27 February, Sunday, La Chorrera, Panama: Woke up to a flat tire. No problem, though. Left our nice spot with the terrific view and hit the road. Stopped at Nata to see the old church-fort. Nice having a guide book. Then on to El Valle where we bought some molas at the Sunday market. High quality, many designs. Bought a soapstone carving of a stylized bird for $10.
Panama sure has a lot of US influence. Grass shacks with TV antennas, big cars, Kraft Cheese, lots of cops, the whole deal. No wonder they don’t like us. Camped out on the riverside side just outside of La Chorrera.
28 February, Monday, Panama City, Panama: Up early, packed and hit El Camino to Panama. Drove by houses that looked increasingly more like the USA than indigenous Panamanian architecture. Pretty soon we passed that invisible line and we were in the Canal Zone. Back in the USA.

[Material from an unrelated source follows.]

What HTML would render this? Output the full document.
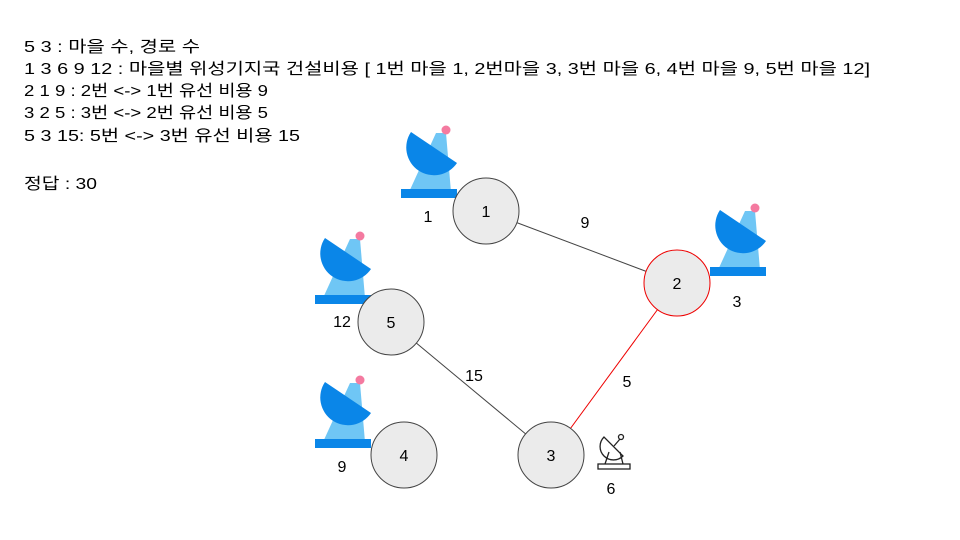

Real pretty in the Zone, lots of jungle and orchids. We passed a few military installations and then over the Puente Del Americas to Panama City. From the bridge we could see all the boats in the Balboa Yacht Club and the big ships headed for the Canal. Pretty impressive.
We drove around Panama City for a while, just getting the feel for it. Quite a city, certainly not one to visit and leave in two day’s time feeling that you’ve seen it. The undercurrents encompass Africa, Asia, Latin and North America. Truly the ‘Puente del Mundo’.
Hit the Canal Zone where we tried to rent a room at the YMCA but due to Treaty Provisions, only people with ‘Official’ Zone status are allowed to stay there. Walked down to the Balboa Yacht Club and posted my card and ‘Crew Position Wanted’ ad. Hope it pays off, but I have my doubts. If not, I’m going to have to do some fast shuffling.
We had heard rumors of a hotel campground out near the Tocumen Airport so we drove out that way. Finally, after driving all through the city, we came to La Siesta International Airport Hotel, a real fancy joint. $5.00 a night for us to camp with complete use of all the facilities, including the swimming pool. Not a bad deal at all.